NVLS Reiterates Q4 View; An AAPL Vs. NOK World

Chip equipment maker Novellus Systems (NVLS) this afternoon offered a mid-quarter update to Q4′s outlook, the quarter ending this month, reiterating its expectation for revenue in a range of $260 million to $290 million, as forecast when it reported Q3′s results on October 26th.

The company also still sees EPS in a range of 42 cents to 62 cents on a GAAP basis.

Analysts have been modeling $276.6 million in revenue and 46 cents a share.

The company also said its expected quarter-to-quarter increase in bookings will be at the high end of the previously set range of up 10% to 30%, now expected to be up 20% to up 30% from Q3′s level.

Reports I’ve seen had expected tonight’s reiteration, and even the update to the high end of bookings, so there’s little to surprise in tonight’s release.

Novellus shares are down 13 cents at $35.47 in late trading.

Update: On the conference call this afternoon with analysts, Novellus CEO Rick Hill said that the semiconductor equipment business is improving since that October report.

“Macroeconomic factors are still volatile, but the recent market performance is helping to build confidence in the US economy, which is a precursor to growth,” he observed.

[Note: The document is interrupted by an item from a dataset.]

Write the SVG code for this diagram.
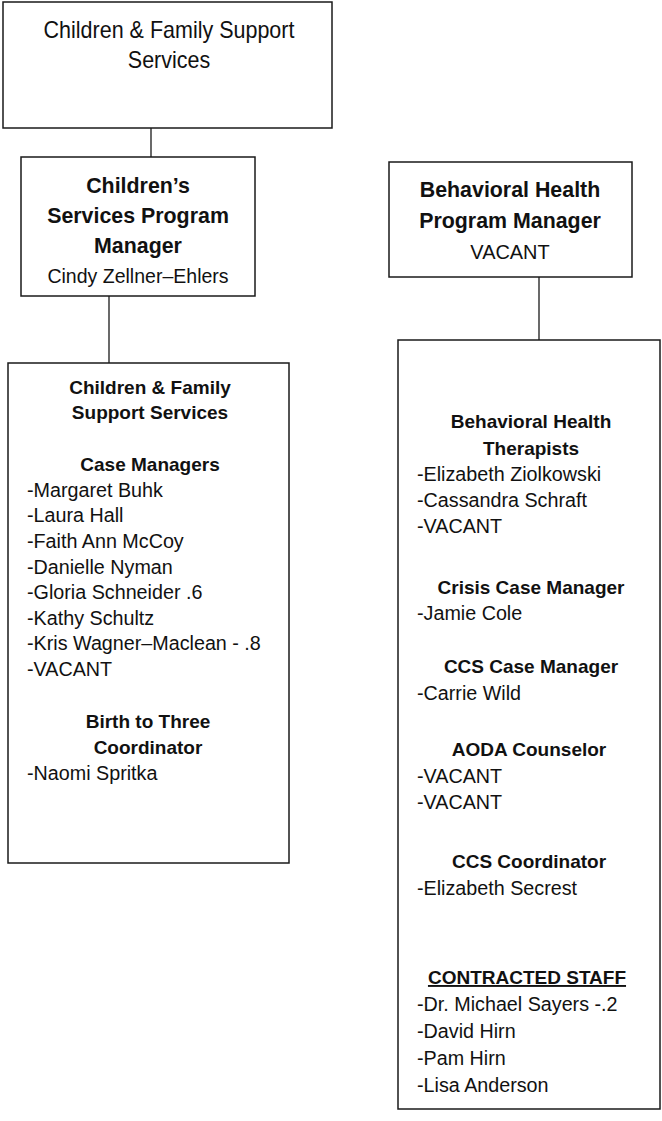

While Novellus is finding customers in the DRAM business are still “weak,” smartphones and tablets are fueling demand for equipment among NAND flash memory producers and among the foundries, the contract manufacturers of chips.

Hill noted that he had just received his Samsung Electronics (SSNLF) “Galaxy S II” smartphone, citing it as an example of products leading the chip industry. “It’s just an amazing product.”

He noted that some chip customers were dragging down foundries while others were lifting it, contrasting Nokia (NOK) and Apple (AAPL):

Now, relative to foundries in particular, you and I have talked that the foundry model is the right model. That model isn’t going away. The phenomenon you’re seeing now is foundries are lined up with customers and as more of semiconductors become consumer-oriented, if you win big, you go big and if you lose big, you lose big. And so some foundries — Nokia has sort of really been hit hard and so that whole food chain gets hit hard. While on the other hand, as we all know, Apple has done extremely well and so the foundry chain that supports Apple does well. I don’t think that phenomenon is going to change.

Hill said NAND flash chips will have “a good year” next year. He said the recovery among foundry customers is not limited to single customer, but is also “not broad-based yet.”